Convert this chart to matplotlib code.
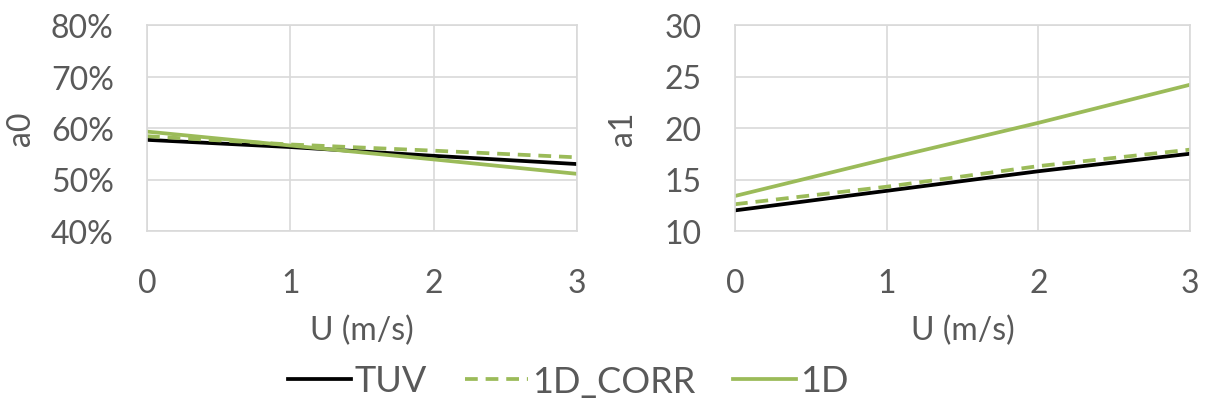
import matplotlib
matplotlib.use("Agg")
import matplotlib.pyplot as plt
from matplotlib.ticker import PercentFormatter

u = [0, 1, 2, 3]

# a0 (fraction, %)
a0_tuv = [57.7, 56.3, 54.6, 53.0]
a0_corr = [58.4, 56.8, 55.6, 54.3]
a0_1d = [59.3, 56.6, 53.9, 51.1]

# a1
a1_tuv = [12.0, 13.9, 15.8, 17.5]
a1_corr = [12.6, 14.3, 16.3, 17.9]
a1_1d = [13.4, 17.0, 20.5, 24.2]

green = "#9bbb59"
grey = "#595959"
grid = "#d9d9d9"
fs = 23
lw = 2.7
dash = (0, (3.4, 2.1))

plt.rcParams['font.family'] = ['Lato', 'DejaVu Sans']

fig = plt.figure(figsize=(12.07, 4.10), dpi=100)
W, H = 1207, 410
axL = fig.add_axes([147 / W, 1 - 232 / H, 430 / W, 206 / H])
axR = fig.add_axes([735 / W, 1 - 232 / H, 455 / W, 206 / H])

def style(ax, ylab, ypad):
    ax.set_xlim(0, 3)
    ax.set_xticks(u)
    ax.grid(True, color=grid, lw=1.2)
    ax.set_axisbelow(True)
    for s in ax.spines.values():
        s.set_color(grid)
        s.set_linewidth(1.2)
    ax.tick_params(length=0, labelsize=fs, colors=grey)
    ax.tick_params(axis='x', pad=27)
    ax.tick_params(axis='y', pad=24)
    ax.set_xlabel("U (m/s)", fontsize=fs, color=grey, labelpad=12)
    ax.set_ylabel(ylab, fontsize=fs, color=grey, labelpad=ypad)

l1, = axL.plot(u, a0_tuv, color="black", lw=lw, label="TUV")
l2, = axL.plot(u, a0_corr, color=green, lw=lw, ls=dash, label="1D_CORR")
l3, = axL.plot(u, a0_1d, color=green, lw=lw, label="1D")
axL.set_ylim(40, 80)
axL.set_yticks([40, 50, 60, 70, 80])
axL.yaxis.set_major_formatter(PercentFormatter(decimals=0))
style(axL, "a0", 11)

axR.plot(u, a1_tuv, color="black", lw=lw)
axR.plot(u, a1_corr, color=green, lw=lw, ls=dash)
axR.plot(u, a1_1d, color=green, lw=lw)
axR.set_ylim(10, 30)
axR.set_yticks([10, 15, 20, 25, 30])
style(axR, "a1", 19)

leg = fig.legend(handles=[l1, l2, l3], loc="center", bbox_to_anchor=(568 / W, 1 - 382 / H),
                 ncol=3, frameon=False, fontsize=26, handlelength=1.75, handletextpad=0.1,
                 columnspacing=1.05)
for t in leg.get_texts():
    t.set_color(grey)

fig.savefig("out.png", dpi=100)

EXERCISE GOAL:
Reproduce the data above word for word from its first line through the line that holds "axR = fig.add_axes([735", both ends included; skip pictures.

OUTPUT FOR THIS EXERCISE:
Convert this chart to matplotlib code.
import matplotlib
matplotlib.use("Agg")
import matplotlib.pyplot as plt
from matplotlib.ticker import PercentFormatter

u = [0, 1, 2, 3]

# a0 (fraction, %)
a0_tuv = [57.7, 56.3, 54.6, 53.0]
a0_corr = [58.4, 56.8, 55.6, 54.3]
a0_1d = [59.3, 56.6, 53.9, 51.1]

# a1
a1_tuv = [12.0, 13.9, 15.8, 17.5]
a1_corr = [12.6, 14.3, 16.3, 17.9]
a1_1d = [13.4, 17.0, 20.5, 24.2]

green = "#9bbb59"
grey = "#595959"
grid = "#d9d9d9"
fs = 23
lw = 2.7
dash = (0, (3.4, 2.1))

plt.rcParams['font.family'] = ['Lato', 'DejaVu Sans']

fig = plt.figure(figsize=(12.07, 4.10), dpi=100)
W, H = 1207, 410
axL = fig.add_axes([147 / W, 1 - 232 / H, 430 / W, 206 / H])
axR = fig.add_axes([735 / W, 1 - 232 / H, 455 / W, 206 / H])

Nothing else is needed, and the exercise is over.